#### Exercise
Every line from the first one to the line containing "(rse) at (373,40)" should be echoed exactly; leave out the rest.

#### Dataset section
▬▬▬▬▬▬
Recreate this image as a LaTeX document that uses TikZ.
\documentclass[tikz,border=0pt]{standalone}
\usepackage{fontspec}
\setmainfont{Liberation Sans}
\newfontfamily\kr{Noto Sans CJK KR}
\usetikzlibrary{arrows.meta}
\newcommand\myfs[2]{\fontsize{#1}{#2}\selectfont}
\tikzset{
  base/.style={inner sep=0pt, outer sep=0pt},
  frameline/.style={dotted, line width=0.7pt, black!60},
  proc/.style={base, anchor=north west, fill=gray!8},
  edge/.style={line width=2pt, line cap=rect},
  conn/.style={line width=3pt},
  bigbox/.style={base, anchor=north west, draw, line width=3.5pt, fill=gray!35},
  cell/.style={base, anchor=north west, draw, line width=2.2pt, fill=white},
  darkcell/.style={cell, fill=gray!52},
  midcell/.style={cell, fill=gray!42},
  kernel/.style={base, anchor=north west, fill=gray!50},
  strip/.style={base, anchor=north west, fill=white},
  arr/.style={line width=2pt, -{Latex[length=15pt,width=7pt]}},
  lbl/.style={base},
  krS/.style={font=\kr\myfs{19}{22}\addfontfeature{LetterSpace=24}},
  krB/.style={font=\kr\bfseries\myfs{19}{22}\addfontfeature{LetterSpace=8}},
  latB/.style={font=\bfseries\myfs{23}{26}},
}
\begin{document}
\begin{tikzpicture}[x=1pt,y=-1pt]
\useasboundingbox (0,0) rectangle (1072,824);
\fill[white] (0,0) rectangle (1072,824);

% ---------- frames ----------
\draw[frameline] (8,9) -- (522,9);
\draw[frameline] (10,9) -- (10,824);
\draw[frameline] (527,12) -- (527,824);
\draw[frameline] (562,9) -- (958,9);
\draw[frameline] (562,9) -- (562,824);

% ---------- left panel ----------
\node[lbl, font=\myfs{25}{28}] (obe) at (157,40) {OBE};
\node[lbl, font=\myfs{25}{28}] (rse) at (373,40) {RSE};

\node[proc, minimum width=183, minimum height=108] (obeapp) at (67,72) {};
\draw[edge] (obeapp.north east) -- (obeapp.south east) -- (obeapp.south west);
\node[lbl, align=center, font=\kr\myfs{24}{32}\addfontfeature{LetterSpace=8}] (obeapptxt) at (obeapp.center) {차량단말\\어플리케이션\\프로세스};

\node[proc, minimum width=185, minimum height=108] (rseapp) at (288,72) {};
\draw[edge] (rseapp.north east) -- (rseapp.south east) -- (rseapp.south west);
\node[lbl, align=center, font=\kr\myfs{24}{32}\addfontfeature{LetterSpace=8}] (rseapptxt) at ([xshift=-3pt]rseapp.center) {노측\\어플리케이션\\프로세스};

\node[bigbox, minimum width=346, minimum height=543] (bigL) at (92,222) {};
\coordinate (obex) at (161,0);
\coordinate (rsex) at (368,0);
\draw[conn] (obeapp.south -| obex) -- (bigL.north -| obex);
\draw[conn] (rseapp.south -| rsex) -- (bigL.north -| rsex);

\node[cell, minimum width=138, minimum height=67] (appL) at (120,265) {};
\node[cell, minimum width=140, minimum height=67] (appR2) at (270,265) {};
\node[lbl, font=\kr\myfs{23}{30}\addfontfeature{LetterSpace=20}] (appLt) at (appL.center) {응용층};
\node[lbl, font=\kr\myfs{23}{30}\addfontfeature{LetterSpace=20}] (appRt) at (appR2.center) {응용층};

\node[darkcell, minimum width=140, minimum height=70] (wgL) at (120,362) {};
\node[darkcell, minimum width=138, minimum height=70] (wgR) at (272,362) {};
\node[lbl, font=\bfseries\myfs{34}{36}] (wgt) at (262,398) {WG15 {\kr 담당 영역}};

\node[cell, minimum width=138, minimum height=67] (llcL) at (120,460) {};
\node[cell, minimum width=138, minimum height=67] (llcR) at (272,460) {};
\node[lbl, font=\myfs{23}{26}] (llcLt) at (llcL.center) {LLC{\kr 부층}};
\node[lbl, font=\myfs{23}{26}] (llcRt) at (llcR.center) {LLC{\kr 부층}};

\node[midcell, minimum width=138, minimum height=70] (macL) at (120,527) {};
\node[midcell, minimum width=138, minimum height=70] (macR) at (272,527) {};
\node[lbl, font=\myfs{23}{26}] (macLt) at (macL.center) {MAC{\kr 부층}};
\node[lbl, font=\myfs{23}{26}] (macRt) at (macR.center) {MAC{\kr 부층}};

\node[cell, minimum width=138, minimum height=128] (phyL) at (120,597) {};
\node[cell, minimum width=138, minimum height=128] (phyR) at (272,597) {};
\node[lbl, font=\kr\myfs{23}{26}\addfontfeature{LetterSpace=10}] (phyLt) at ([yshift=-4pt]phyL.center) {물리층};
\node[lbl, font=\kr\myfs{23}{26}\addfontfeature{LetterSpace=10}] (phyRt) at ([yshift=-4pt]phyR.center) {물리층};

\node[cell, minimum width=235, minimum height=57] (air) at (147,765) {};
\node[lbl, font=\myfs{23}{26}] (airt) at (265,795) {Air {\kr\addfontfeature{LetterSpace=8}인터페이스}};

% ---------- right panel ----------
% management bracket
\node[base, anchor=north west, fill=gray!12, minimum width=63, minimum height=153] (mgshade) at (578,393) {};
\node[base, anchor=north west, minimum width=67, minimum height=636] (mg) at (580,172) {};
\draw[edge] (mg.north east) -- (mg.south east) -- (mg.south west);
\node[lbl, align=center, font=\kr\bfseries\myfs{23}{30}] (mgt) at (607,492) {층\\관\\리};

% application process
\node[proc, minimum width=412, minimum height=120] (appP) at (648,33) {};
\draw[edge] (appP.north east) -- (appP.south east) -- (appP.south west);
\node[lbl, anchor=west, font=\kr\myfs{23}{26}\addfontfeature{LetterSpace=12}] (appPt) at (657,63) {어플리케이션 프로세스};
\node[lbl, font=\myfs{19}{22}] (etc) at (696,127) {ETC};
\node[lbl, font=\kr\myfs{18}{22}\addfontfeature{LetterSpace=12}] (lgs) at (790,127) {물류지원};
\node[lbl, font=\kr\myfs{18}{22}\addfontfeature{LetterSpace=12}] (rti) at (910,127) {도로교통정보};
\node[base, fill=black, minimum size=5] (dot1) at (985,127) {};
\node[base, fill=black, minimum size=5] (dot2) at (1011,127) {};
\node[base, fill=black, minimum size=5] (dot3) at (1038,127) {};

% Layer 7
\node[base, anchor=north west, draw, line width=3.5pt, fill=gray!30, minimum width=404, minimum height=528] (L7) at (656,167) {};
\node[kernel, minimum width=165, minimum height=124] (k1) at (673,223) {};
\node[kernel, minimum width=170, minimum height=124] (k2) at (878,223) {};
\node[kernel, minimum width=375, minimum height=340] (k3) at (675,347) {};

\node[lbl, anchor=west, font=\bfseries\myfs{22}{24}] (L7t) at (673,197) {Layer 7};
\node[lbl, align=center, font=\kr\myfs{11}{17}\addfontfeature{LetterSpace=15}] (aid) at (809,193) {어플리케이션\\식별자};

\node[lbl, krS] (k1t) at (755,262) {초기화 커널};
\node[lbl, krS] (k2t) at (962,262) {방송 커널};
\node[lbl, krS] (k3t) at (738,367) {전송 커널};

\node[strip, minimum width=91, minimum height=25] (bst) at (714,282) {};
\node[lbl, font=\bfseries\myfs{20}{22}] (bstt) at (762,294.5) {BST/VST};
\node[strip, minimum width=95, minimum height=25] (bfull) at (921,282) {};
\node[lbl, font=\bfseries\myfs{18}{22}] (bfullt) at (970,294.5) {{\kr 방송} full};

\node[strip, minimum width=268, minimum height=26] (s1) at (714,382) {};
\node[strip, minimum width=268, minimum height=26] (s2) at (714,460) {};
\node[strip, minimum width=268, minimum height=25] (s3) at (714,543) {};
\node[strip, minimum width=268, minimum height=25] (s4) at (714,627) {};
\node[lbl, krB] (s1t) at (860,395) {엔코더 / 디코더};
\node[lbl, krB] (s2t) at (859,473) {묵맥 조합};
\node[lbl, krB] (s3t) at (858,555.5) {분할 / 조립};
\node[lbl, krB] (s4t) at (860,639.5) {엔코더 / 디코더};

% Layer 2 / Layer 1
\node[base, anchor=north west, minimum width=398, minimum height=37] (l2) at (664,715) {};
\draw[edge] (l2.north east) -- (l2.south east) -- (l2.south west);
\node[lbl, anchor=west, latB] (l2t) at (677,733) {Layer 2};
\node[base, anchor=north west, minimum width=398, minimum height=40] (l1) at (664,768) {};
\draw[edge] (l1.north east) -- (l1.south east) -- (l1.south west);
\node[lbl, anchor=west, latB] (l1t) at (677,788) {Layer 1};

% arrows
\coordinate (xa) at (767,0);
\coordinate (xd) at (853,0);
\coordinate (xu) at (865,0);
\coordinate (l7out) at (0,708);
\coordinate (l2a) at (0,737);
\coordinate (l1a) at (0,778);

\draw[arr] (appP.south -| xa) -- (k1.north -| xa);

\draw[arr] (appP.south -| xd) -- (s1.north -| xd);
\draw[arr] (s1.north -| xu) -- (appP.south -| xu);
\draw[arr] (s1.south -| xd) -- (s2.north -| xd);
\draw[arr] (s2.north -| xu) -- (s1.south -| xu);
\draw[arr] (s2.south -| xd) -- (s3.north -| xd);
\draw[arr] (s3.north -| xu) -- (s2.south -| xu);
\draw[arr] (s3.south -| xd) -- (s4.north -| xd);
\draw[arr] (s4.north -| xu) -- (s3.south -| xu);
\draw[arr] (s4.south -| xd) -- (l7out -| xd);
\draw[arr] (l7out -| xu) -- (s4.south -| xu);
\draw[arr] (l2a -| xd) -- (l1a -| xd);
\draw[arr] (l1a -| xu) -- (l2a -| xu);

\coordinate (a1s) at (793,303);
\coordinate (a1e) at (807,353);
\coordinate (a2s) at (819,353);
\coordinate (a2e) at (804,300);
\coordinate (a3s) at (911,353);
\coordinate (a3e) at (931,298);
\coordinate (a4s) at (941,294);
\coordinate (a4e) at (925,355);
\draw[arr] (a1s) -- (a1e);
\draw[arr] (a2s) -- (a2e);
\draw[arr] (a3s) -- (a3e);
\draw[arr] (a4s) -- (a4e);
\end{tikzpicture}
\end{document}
▬▬▬▬▬▬
#### Answer to this task
Recreate this image as a LaTeX document that uses TikZ.
\documentclass[tikz,border=0pt]{standalone}
\usepackage{fontspec}
\setmainfont{Liberation Sans}
\newfontfamily\kr{Noto Sans CJK KR}
\usetikzlibrary{arrows.meta}
\newcommand\myfs[2]{\fontsize{#1}{#2}\selectfont}
\tikzset{
  base/.style={inner sep=0pt, outer sep=0pt},
  frameline/.style={dotted, line width=0.7pt, black!60},
  proc/.style={base, anchor=north west, fill=gray!8},
  edge/.style={line width=2pt, line cap=rect},
  conn/.style={line width=3pt},
  bigbox/.style={base, anchor=north west, draw, line width=3.5pt, fill=gray!35},
  cell/.style={base, anchor=north west, draw, line width=2.2pt, fill=white},
  darkcell/.style={cell, fill=gray!52},
  midcell/.style={cell, fill=gray!42},
  kernel/.style={base, anchor=north west, fill=gray!50},
  strip/.style={base, anchor=north west, fill=white},
  arr/.style={line width=2pt, -{Latex[length=15pt,width=7pt]}},
  lbl/.style={base},
  krS/.style={font=\kr\myfs{19}{22}\addfontfeature{LetterSpace=24}},
  krB/.style={font=\kr\bfseries\myfs{19}{22}\addfontfeature{LetterSpace=8}},
  latB/.style={font=\bfseries\myfs{23}{26}},
}
\begin{document}
\begin{tikzpicture}[x=1pt,y=-1pt]
\useasboundingbox (0,0) rectangle (1072,824);
\fill[white] (0,0) rectangle (1072,824);

% ---------- frames ----------
\draw[frameline] (8,9) -- (522,9);
\draw[frameline] (10,9) -- (10,824);
\draw[frameline] (527,12) -- (527,824);
\draw[frameline] (562,9) -- (958,9);
\draw[frameline] (562,9) -- (562,824);

% ---------- left panel ----------
\node[lbl, font=\myfs{25}{28}] (obe) at (157,40) {OBE};
\node[lbl, font=\myfs{25}{28}] (rse) at (373,40) {RSE};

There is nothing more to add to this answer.